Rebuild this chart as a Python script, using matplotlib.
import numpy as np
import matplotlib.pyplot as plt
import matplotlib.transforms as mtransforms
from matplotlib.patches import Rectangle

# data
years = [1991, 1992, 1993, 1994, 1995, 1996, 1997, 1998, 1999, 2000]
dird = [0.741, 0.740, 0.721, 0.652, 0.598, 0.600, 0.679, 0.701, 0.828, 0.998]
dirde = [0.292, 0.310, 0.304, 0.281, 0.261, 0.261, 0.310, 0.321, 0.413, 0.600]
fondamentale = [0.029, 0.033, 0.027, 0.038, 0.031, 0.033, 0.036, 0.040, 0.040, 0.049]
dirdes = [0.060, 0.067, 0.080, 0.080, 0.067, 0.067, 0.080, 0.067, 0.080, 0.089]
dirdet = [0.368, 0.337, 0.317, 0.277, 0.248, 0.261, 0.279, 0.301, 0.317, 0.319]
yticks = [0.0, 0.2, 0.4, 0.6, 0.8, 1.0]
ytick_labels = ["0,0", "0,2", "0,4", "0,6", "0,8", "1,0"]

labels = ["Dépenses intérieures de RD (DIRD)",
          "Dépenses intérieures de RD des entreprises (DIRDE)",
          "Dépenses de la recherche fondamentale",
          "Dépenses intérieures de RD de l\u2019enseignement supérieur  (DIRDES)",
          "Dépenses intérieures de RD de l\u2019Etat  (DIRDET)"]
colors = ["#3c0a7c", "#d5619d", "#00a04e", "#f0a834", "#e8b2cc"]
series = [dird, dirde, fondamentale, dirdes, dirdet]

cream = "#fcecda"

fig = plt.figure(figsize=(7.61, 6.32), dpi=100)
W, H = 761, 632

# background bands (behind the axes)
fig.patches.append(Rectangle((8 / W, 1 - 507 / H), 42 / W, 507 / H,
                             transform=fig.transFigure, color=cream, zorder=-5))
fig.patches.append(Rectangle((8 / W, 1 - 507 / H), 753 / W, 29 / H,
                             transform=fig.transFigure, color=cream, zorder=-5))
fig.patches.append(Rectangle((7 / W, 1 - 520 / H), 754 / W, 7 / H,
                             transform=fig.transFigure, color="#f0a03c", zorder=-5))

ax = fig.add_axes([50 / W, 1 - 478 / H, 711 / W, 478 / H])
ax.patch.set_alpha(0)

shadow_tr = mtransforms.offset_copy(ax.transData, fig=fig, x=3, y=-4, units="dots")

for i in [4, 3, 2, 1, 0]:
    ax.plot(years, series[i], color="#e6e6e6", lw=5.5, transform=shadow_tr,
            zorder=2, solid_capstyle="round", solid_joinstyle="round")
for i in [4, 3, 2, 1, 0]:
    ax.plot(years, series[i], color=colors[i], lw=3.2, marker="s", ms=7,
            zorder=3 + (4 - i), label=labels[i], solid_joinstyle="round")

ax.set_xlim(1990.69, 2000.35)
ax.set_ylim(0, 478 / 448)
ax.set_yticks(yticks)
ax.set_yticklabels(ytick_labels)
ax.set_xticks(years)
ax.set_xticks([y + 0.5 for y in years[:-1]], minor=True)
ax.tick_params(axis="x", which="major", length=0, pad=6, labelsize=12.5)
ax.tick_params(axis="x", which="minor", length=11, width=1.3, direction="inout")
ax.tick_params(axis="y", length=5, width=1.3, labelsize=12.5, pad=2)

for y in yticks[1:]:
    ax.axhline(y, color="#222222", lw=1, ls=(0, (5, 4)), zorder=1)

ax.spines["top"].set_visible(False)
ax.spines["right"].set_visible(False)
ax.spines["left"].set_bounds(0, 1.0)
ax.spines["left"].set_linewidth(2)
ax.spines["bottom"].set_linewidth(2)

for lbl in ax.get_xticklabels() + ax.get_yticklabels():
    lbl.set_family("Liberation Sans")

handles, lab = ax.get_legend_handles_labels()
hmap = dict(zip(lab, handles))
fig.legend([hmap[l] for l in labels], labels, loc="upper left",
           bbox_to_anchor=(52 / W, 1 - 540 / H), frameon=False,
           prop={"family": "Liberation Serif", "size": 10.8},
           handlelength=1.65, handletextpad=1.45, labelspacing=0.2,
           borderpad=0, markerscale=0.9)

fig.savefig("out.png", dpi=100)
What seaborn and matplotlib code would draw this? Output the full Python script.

• **Your task**: Write out word for word only the lines from the start of the entries down to the line with "from matplotlib.patches import Rectangle", please, including both ends.

• **Response to this task**:
Rebuild this chart as a Python script, using matplotlib.
import numpy as np
import matplotlib.pyplot as plt
import matplotlib.transforms as mtransforms
from matplotlib.patches import Rectangle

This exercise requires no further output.